Scotland boss Gordon Strachan has told the nation's footballers to train harder if they want to improve.
His national team are preparing for the final 2014 World Cup qualifier against Croatia on Tuesday, but Strachan put out a rallying call to all Scots.
"We need to do something ourselves; stop feeling sorry for ourselves in Scotland," he told BBC Radio Scotland.
"Don't go to snooker halls or watch the telly. Practise longer. If you do that you will become a better player."
Strachan has won two of his five competitive games as Scotland boss after succeeding Craig Levein in February.
Their hopes of qualifying for Brazil in 2014 were extinguished in March but Strachan, capped 50 times for Scotland as a player, wants to end this campaign on a high - especially as they have not had a home win in Group A.

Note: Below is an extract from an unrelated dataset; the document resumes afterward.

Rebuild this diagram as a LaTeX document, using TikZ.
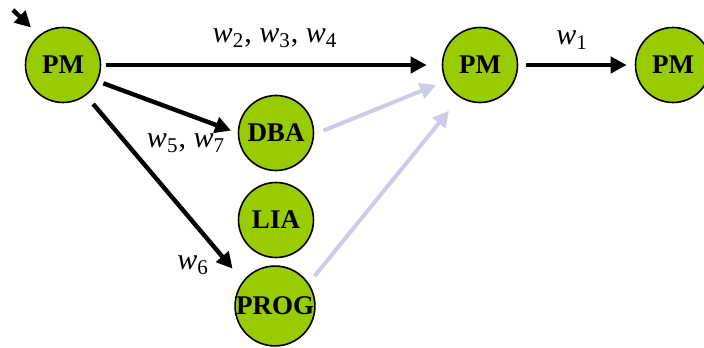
\RequirePackage{fix-cm}
\documentclass[tikz,border=0pt]{standalone}
\usepackage{fontspec}
\setmainfont{Liberation Serif}
\usepackage{xcolor}
\usepackage{tikz}
\usetikzlibrary{arrows.meta}

\definecolor{rolegreen}{RGB}{153,204,0}
\definecolor{fadeblue}{RGB}{204,204,230}

% italic w with a subscript, as in the figure
\newcommand{\wsub}[1]{\textit{w}\textsubscript{#1}}

\begin{document}
\begin{tikzpicture}[x=0.5pt, y=-0.5pt, >={Triangle[length=8pt,width=8pt]},
    role/.style={circle, draw, line width=0.8pt, fill=rolegreen, minimum size=37.5pt,
        inner sep=0pt, font=\fontsize{13.5}{15}\selectfont\bfseries},
    flow/.style={->, line width=2.2pt},
    ghost/.style={->, line width=2pt, fadeblue},
    wlabel/.style={font=\fontsize{15}{17}\selectfont}]
    \useasboundingbox (0,0) rectangle (704,347);

    % Roles
    \node[role] (pm1) at (63,65) {PM};
    \node[role] (dba) at (276,133) {DBA};
    \node[role] (lia) at (276,220) {LIA};
    \node[role] (prog) at (275,306) {PROG};
    \node[role] (pm2) at (480,65) {PM};
    \node[role] (pm3) at (673,65) {PM};
    \coordinate (entry) at (13,10);

    % Work items handed on
    \draw[flow, shorten >=5.5pt] (entry) -- (pm1.129);
    \draw[flow, shorten <=2.5pt, shorten >=7.5pt] (pm1.east) -- (pm2.west);
    \draw[flow, shorten <=3pt, shorten >=3.5pt] (pm1.-25) -- (dba.180);
    \draw[flow, shorten <=5.5pt, shorten >=8pt] (pm1.-53) -- (prog.142);
    \draw[flow, shorten <=4pt, shorten >=4pt] (pm2.east) -- (pm3.west);

    % Returns
    \draw[ghost, shorten <=5pt, shorten >=5pt] (dba.-2) -- (pm2.205);
    \draw[ghost, shorten <=4.5pt, shorten >=8.5pt] (prog.34) -- (pm2.238);

    % Labels
    \node[wlabel] (w234) at (275,38) {\wsub{2}, \wsub{3}, \wsub{4}};
    \node[wlabel] (w1) at (572,40) {\wsub{1}};
    \node[wlabel] (w57) at (186,143) {\wsub{5}, \wsub{7}};
    \node[wlabel] (w6) at (193,265) {\wsub{6}};
\end{tikzpicture}
\end{document}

Addressing the wider issue of the quality at his disposal as he looks ahead to the European Championship qualification draw for France 2016, Strachan emphasised the importance of young Scottish players aiming to be the best they possibly can.
"Work harder, just work harder to be a better player," he told BBC Radio Scotland's Sportsound programme.
"Discipline yourself to be a better player. Do more hours with the ball to be a better player.
"Put more hours in - don't sit back and moan and groan about foreign players.
"We must get better ourselves. If you work harder at the game, we'll get better. If the standard comes up, the ordinary foreign player won't be here.
"When we were at Coventry the Under 21s had to train at least three afternoons per week. Not train; train in the morning and work on your technique in the afternoon."
The former Celtic manager also lamented the "economics" that mean Scotland's top-flight clubs are not able to hold on to their best players.
"I was speaking to Walter [Smith] three or four years ago and I think there were at least 70 players in the [English] Championship who were at a Scottish Premiership club previous to that," Strachan said.
"And they only moved there because the wages were being quadrupled.
"Imagine if you'd kept those 70 or 80 players in Scotland because the wages were decent - the quality would be far better."